Thank you to all who prayed for my Mom, me and the family.  Those prayers brought heaven to earth often in the last two weeks.   


How are you doing in your dash?
   



Monday, April 4, 2016

Serenaded By Angels [Live]

                         

I cannot tell you how many times I have sung the song on this post at funerals,  enough that all my family has ask for it to be sang at their funerals, including my mother.

A few days ago we made the decision for me to go home and be with my mother while she could still know who I was. She is in the last stage of dying, her body is shutting down, hardly talks, eats no more then two bits of food offered her, moans a lot, cries out when the nurses move her. Today the decision was made to start her on morphine so she will be comfortable in this last stage.

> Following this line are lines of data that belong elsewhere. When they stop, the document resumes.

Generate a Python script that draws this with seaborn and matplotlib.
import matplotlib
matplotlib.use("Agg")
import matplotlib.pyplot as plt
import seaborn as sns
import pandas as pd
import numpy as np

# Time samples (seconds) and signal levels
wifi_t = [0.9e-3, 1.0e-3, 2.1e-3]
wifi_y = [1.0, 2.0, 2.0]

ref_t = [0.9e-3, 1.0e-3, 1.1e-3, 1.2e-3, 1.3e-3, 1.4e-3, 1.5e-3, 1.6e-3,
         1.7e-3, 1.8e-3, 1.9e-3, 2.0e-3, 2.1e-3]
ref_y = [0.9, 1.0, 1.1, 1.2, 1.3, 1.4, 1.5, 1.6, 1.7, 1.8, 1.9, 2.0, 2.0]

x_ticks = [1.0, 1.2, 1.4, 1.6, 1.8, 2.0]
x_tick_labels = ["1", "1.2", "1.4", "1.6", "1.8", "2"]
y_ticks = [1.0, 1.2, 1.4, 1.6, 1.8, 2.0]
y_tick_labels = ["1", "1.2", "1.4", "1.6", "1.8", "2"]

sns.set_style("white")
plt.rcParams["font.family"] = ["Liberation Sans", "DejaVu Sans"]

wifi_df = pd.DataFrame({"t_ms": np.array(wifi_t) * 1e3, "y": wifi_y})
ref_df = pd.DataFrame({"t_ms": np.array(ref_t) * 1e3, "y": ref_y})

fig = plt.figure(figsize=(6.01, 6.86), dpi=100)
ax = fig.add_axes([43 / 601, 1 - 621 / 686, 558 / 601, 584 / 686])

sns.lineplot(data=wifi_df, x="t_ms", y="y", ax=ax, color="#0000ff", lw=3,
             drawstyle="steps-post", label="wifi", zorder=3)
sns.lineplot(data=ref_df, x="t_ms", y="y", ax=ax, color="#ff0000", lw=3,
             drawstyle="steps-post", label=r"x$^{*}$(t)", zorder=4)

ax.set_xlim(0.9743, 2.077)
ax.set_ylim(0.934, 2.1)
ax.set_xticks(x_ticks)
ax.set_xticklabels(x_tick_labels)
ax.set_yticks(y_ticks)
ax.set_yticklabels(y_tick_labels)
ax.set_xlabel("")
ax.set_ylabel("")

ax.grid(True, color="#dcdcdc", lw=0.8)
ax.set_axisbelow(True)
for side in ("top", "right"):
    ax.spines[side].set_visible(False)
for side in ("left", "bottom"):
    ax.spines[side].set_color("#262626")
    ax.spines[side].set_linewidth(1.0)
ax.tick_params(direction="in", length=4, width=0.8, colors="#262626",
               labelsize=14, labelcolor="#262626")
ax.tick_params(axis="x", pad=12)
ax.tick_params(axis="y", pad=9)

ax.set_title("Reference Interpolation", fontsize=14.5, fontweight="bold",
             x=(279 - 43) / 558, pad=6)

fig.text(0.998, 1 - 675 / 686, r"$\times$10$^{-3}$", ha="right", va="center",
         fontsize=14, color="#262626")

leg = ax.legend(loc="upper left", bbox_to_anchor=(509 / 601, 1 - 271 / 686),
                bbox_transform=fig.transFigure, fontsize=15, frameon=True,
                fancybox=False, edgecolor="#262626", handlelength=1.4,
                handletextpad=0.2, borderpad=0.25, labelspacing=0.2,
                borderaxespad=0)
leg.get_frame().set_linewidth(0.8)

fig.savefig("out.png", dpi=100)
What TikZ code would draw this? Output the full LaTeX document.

Family and friends living in her home town hearing she is close to death stopped by today as I sit with her.  In a hushed voice I tried to explain how she is doing, many cried,  shocked at how fast she went down hill.  Bending down close to her face, each one gave her a kiss and said, I love you Mildred before they left her room.

I received several phone calls from family living long distance with  questions, should I come now,  how long do you think she will last?   Countless times I repeated what the Hospice nurse told me.  As hard as I tried I could not contained the tears from over flowing my eyes. It  feels like I am stuck between two places.     It's in that place my grief resides, wanting her to stay here yet wanting her to go on, to be out of pain.

Hospice has been great at helping us cope with the process of Mom dying.  Her body does not need physically energy that comes from food, the body is too frail to use it. So it's ok for her not to want to eat. .  According to Hospice a different energy is needed now, a spiritual energy.    At this point the one dying literally has one foot in each world, heaven and earth.   As she enters into the last stage of dying certain things will happen that are reserved for the end of life here unless it is a sudden death.

I as sitting right next to Mom as I type this, she is sleeping, not hurting at this moment because of the great meds.   I have watched a person in a remote place die,  no doctors, no nurse, no meds, it's not pretty and it's haunts you for the rest of your life but also brings a gratefulness in times like this because your loved one can have it all

Sometimes I stroke her hair, or  hold her warm hand, knowing soon that warmth will be leaving.  Her frail dress of flesh still holds life and because there is life she knows my voice and tries to open her eyes.  For months now she has been asking to go see her Mom and Dad who are dead.  No matter how deep her sleep is when you try to wake her, she will call out for her Mom.   I whisper in her ear now,   soon Mom you will see them, soon.  Just saying  those words fill me with courage to let her go.   it causes me to pray for God's mercy on her life..let it be quick, don't let her linger around this old earth, don't keep her in the dress of flesh, her robe of righteousness is hanging, waiting for her.

  In a weakened voice she ask  me to stay with her tonight so here I sit, writing to protect my mind and heart.  Somehow it calms me to put my feelings into words. Today my sister in law and I  picked out her burial clothes, talk about how we wanted the service to go,  who would do what.  Tonight I went through her things in her room at the nursing home, cleaned out closets, drawers, threw some stuff away, saved some things for this one and that one, you know those things ones does as we wait for a loved one to leave this world.  I am amazed at the strength God gave me to do that.  Sometimes I sing the song on this post, thanking Him that my daughter, her first Grandchild will be here to sing it.

I think I can stop now, the flow of words are ceasing to come and all that comes to my mind is, pray.